■ **SET PROBLEM**: Leaving out the pictures, please retype each record exactly.

■ **WORKING DATA**:

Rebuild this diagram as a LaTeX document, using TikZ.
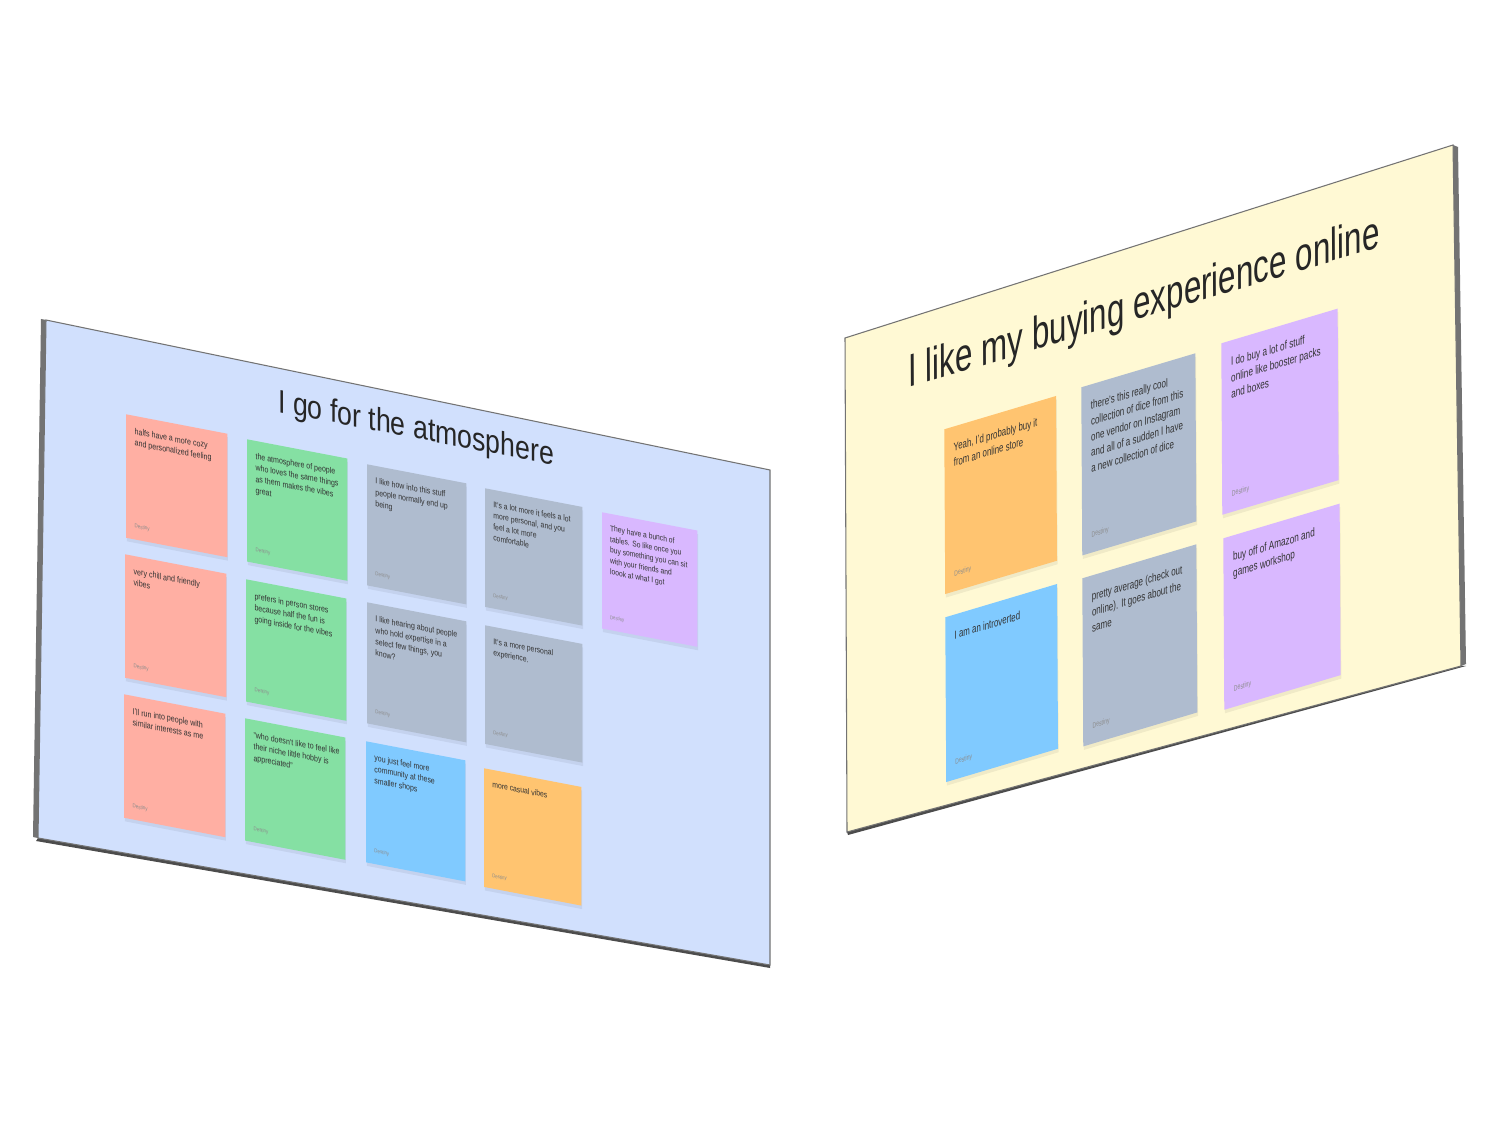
\documentclass[tikz,border=0pt]{standalone}
\usepackage{fontspec}
\setmainfont{Liberation Sans}
\usetikzlibrary{shadows}

\definecolor{leftboard}{RGB}{209,224,253}
\definecolor{rightboard}{RGB}{255,249,212}
\definecolor{salmon}{RGB}{255,175,163}
\definecolor{mint}{RGB}{133,224,163}
\definecolor{slate}{RGB}{175,188,207}
\definecolor{sky}{RGB}{128,202,255}
\definecolor{peach}{RGB}{255,196,112}
\definecolor{lilac}{RGB}{217,184,255}

\tikzset{
  note/.style={anchor=north west, inner sep=0.25cm, font=\fontsize{6}{8}\selectfont, text=black!80,
    drop shadow={shadow xshift=0.2pt, shadow yshift=-1pt, opacity=0.06, fill=black}},
  leftface/.style={cm={0.33,-0.0633,0,0.4033,(0,0)}},
  rightface/.style={cm={0.38,0.1133,-0.0033,0.56,(0,0)}},
  boardtitle/.style={anchor=base west, inner sep=0, font=\fontsize{23}{26}\selectfont, text=black!85},
}

\newcommand{\sticky}[1]{\begin{minipage}[t][2.5cm][t]{2.5cm}\begin{tabular}[t]{@{}l@{}}#1\end{tabular}\par\vfill{\fontsize{3.8}{4}\selectfont\color{black!45}Destiny}\end{minipage}}

\begin{document}
\begin{tikzpicture}[x=0.01cm, y=-0.01cm]
\useasboundingbox (0,0) rectangle (1500,1125);
\fill[white] (0,0) rectangle (1500,1125);

% left board
\fill[black!55] (41,319) -- (46,320) -- (38,838) -- (33,837) -- cycle;
\fill[black!70] (38,838) -- (770,965) -- (770,968) -- (36,841) -- cycle;
\filldraw[fill=leftboard, draw=black!55, line width=0.3pt] (46,320) -- (770,470) -- (770,965) -- (38,838) -- cycle;

\node[boardtitle, leftface] (ltitle) at (278,412) {I go for the atmosphere};

\node[note, leftface, fill=salmon, scale=1.02] (lnote1) at (126,414) {\sticky{halfs have a more cozy\\and personalized feeling}};
\node[note, leftface, fill=mint, scale=1.01] (lnote2) at (247,439) {\sticky{the atmosphere of people\\who loves the same things\\as them makes the vibes\\great}};
\node[note, leftface, fill=slate] (lnote3) at (367,464) {\sticky{I like how into this stuff\\people normally end up\\being}};
\node[note, leftface, fill=slate, scale=0.98] (lnote4) at (485,488) {\sticky{It's a lot more it feels a lot\\more personal, and you\\feel a lot more\\comfortable}};
\node[note, leftface, fill=lilac, scale=0.96] (lnote5) at (602,512) {\sticky{They have a bunch of\\tables. So like once you\\buy something you can sit\\with your friends and\\loook at what I got}};

\node[note, leftface, fill=salmon, scale=1.02] (lnote6) at (125,554) {\sticky{very chill and friendly\\vibes}};
\node[note, leftface, fill=mint, scale=1.01] (lnote7) at (246,579) {\sticky{prefers in person stores\\because half the fun is\\going inside for the vibes}};
\node[note, leftface, fill=slate] (lnote8) at (367,602) {\sticky{I like hearing about people\\who hold expertise in a\\select few things, you\\know?}};
\node[note, leftface, fill=slate, scale=0.98] (lnote9) at (485,625) {\sticky{It's a more personal\\experience.}};

\node[note, leftface, fill=salmon, scale=1.02] (lnote10) at (124,694) {\sticky{I'll run into people with\\similar interests as me}};
\node[note, leftface, fill=mint, scale=1.01] (lnote11) at (245,718) {\sticky{"who doesn't like to feel like\\their niche little hobby is\\appreciated"}};
\node[note, leftface, fill=sky] (lnote12) at (366,741) {\sticky{you just feel more\\community at these\\smaller shops}};
\node[note, leftface, fill=peach, scale=0.98] (lnote13) at (484,768) {\sticky{more casual vibes}};

% right board
\fill[black!55] (1453,145) -- (1458,147) -- (1466,664) -- (1461,666) -- cycle;
\fill[black!70] (847,832) -- (1461,666) -- (1466,666) -- (848,835) -- cycle;
\filldraw[fill=rightboard, draw=black!55, line width=0.3pt] (845,338) -- (1453,145) -- (1461,666) -- (847,832) -- cycle;

\node[boardtitle, rightface, font=\fontsize{23.5}{27}\selectfont] (rtitle) at (908,388) {I like my buying experience online};

\node[note, rightface, fill=peach, scale=0.98] (rnote1) at (944,429) {\sticky{Yeah, I'd probably buy it\\from an online store}};
\node[note, rightface, fill=slate] (rnote2) at (1081,387) {\sticky{there's this really cool\\collection of dice from this\\one vendor on Instagram\\and all of a sudden I have\\a new collection of dice}};
\node[note, rightface, fill=lilac, scale=1.02] (rnote3) at (1221,343) {\sticky{I do buy a lot of stuff\\online like booster packs\\and boxes}};

\node[note, rightface, fill=sky, scale=0.98] (rnote4) at (945,617) {\sticky{I am an introverted}};
\node[note, rightface, fill=slate] (rnote5) at (1082,578) {\sticky{pretty average (check out\\online). It goes about the\\same}};
\node[note, rightface, fill=lilac, scale=1.02] (rnote6) at (1223,538) {\sticky{buy off of Amazon and\\games workshop}};
\end{tikzpicture}
\end{document}
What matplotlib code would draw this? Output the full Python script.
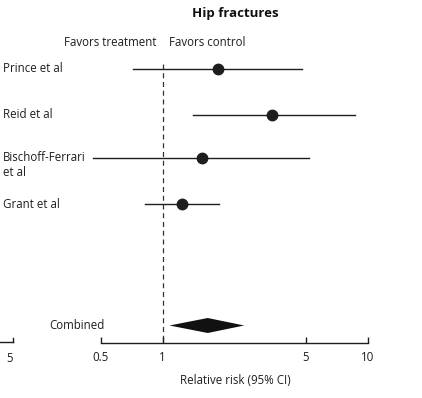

■ **WRITTEN ANSWER**:
Rebuild this diagram as a LaTeX document, using TikZ.
\documentclass[tikz,border=0pt]{standalone}
\usepackage{fontspec}
\setmainfont{Liberation Sans}
\usetikzlibrary{shadows}

\definecolor{leftboard}{RGB}{209,224,253}
\definecolor{rightboard}{RGB}{255,249,212}
\definecolor{salmon}{RGB}{255,175,163}
\definecolor{mint}{RGB}{133,224,163}
\definecolor{slate}{RGB}{175,188,207}
\definecolor{sky}{RGB}{128,202,255}
\definecolor{peach}{RGB}{255,196,112}
\definecolor{lilac}{RGB}{217,184,255}

\tikzset{
  note/.style={anchor=north west, inner sep=0.25cm, font=\fontsize{6}{8}\selectfont, text=black!80,
    drop shadow={shadow xshift=0.2pt, shadow yshift=-1pt, opacity=0.06, fill=black}},
  leftface/.style={cm={0.33,-0.0633,0,0.4033,(0,0)}},
  rightface/.style={cm={0.38,0.1133,-0.0033,0.56,(0,0)}},
  boardtitle/.style={anchor=base west, inner sep=0, font=\fontsize{23}{26}\selectfont, text=black!85},
}

\newcommand{\sticky}[1]{\begin{minipage}[t][2.5cm][t]{2.5cm}\begin{tabular}[t]{@{}l@{}}#1\end{tabular}\par\vfill{\fontsize{3.8}{4}\selectfont\color{black!45}Destiny}\end{minipage}}

\begin{document}
\begin{tikzpicture}[x=0.01cm, y=-0.01cm]
\useasboundingbox (0,0) rectangle (1500,1125);
\fill[white] (0,0) rectangle (1500,1125);

% left board
\fill[black!55] (41,319) -- (46,320) -- (38,838) -- (33,837) -- cycle;
\fill[black!70] (38,838) -- (770,965) -- (770,968) -- (36,841) -- cycle;
\filldraw[fill=leftboard, draw=black!55, line width=0.3pt] (46,320) -- (770,470) -- (770,965) -- (38,838) -- cycle;

\node[boardtitle, leftface] (ltitle) at (278,412) {I go for the atmosphere};

\node[note, leftface, fill=salmon, scale=1.02] (lnote1) at (126,414) {\sticky{halfs have a more cozy\\and personalized feeling}};
\node[note, leftface, fill=mint, scale=1.01] (lnote2) at (247,439) {\sticky{the atmosphere of people\\who loves the same things\\as them makes the vibes\\great}};
\node[note, leftface, fill=slate] (lnote3) at (367,464) {\sticky{I like how into this stuff\\people normally end up\\being}};
\node[note, leftface, fill=slate, scale=0.98] (lnote4) at (485,488) {\sticky{It's a lot more it feels a lot\\more personal, and you\\feel a lot more\\comfortable}};
\node[note, leftface, fill=lilac, scale=0.96] (lnote5) at (602,512) {\sticky{They have a bunch of\\tables. So like once you\\buy something you can sit\\with your friends and\\loook at what I got}};

\node[note, leftface, fill=salmon, scale=1.02] (lnote6) at (125,554) {\sticky{very chill and friendly\\vibes}};
\node[note, leftface, fill=mint, scale=1.01] (lnote7) at (246,579) {\sticky{prefers in person stores\\because half the fun is\\going inside for the vibes}};
\node[note, leftface, fill=slate] (lnote8) at (367,602) {\sticky{I like hearing about people\\who hold expertise in a\\select few things, you\\know?}};
\node[note, leftface, fill=slate, scale=0.98] (lnote9) at (485,625) {\sticky{It's a more personal\\experience.}};

\node[note, leftface, fill=salmon, scale=1.02] (lnote10) at (124,694) {\sticky{I'll run into people with\\similar interests as me}};
\node[note, leftface, fill=mint, scale=1.01] (lnote11) at (245,718) {\sticky{"who doesn't like to feel like\\their niche little hobby is\\appreciated"}};
\node[note, leftface, fill=sky] (lnote12) at (366,741) {\sticky{you just feel more\\community at these\\smaller shops}};
\node[note, leftface, fill=peach, scale=0.98] (lnote13) at (484,768) {\sticky{more casual vibes}};

% right board
\fill[black!55] (1453,145) -- (1458,147) -- (1466,664) -- (1461,666) -- cycle;
\fill[black!70] (847,832) -- (1461,666) -- (1466,666) -- (848,835) -- cycle;
\filldraw[fill=rightboard, draw=black!55, line width=0.3pt] (845,338) -- (1453,145) -- (1461,666) -- (847,832) -- cycle;

\node[boardtitle, rightface, font=\fontsize{23.5}{27}\selectfont] (rtitle) at (908,388) {I like my buying experience online};

\node[note, rightface, fill=peach, scale=0.98] (rnote1) at (944,429) {\sticky{Yeah, I'd probably buy it\\from an online store}};
\node[note, rightface, fill=slate] (rnote2) at (1081,387) {\sticky{there's this really cool\\collection of dice from this\\one vendor on Instagram\\and all of a sudden I have\\a new collection of dice}};
\node[note, rightface, fill=lilac, scale=1.02] (rnote3) at (1221,343) {\sticky{I do buy a lot of stuff\\online like booster packs\\and boxes}};

\node[note, rightface, fill=sky, scale=0.98] (rnote4) at (945,617) {\sticky{I am an introverted}};
\node[note, rightface, fill=slate] (rnote5) at (1082,578) {\sticky{pretty average (check out\\online). It goes about the\\same}};
\node[note, rightface, fill=lilac, scale=1.02] (rnote6) at (1223,538) {\sticky{buy off of Amazon and\\games workshop}};
\end{tikzpicture}
\end{document}
What matplotlib code would draw this? Output the full Python script.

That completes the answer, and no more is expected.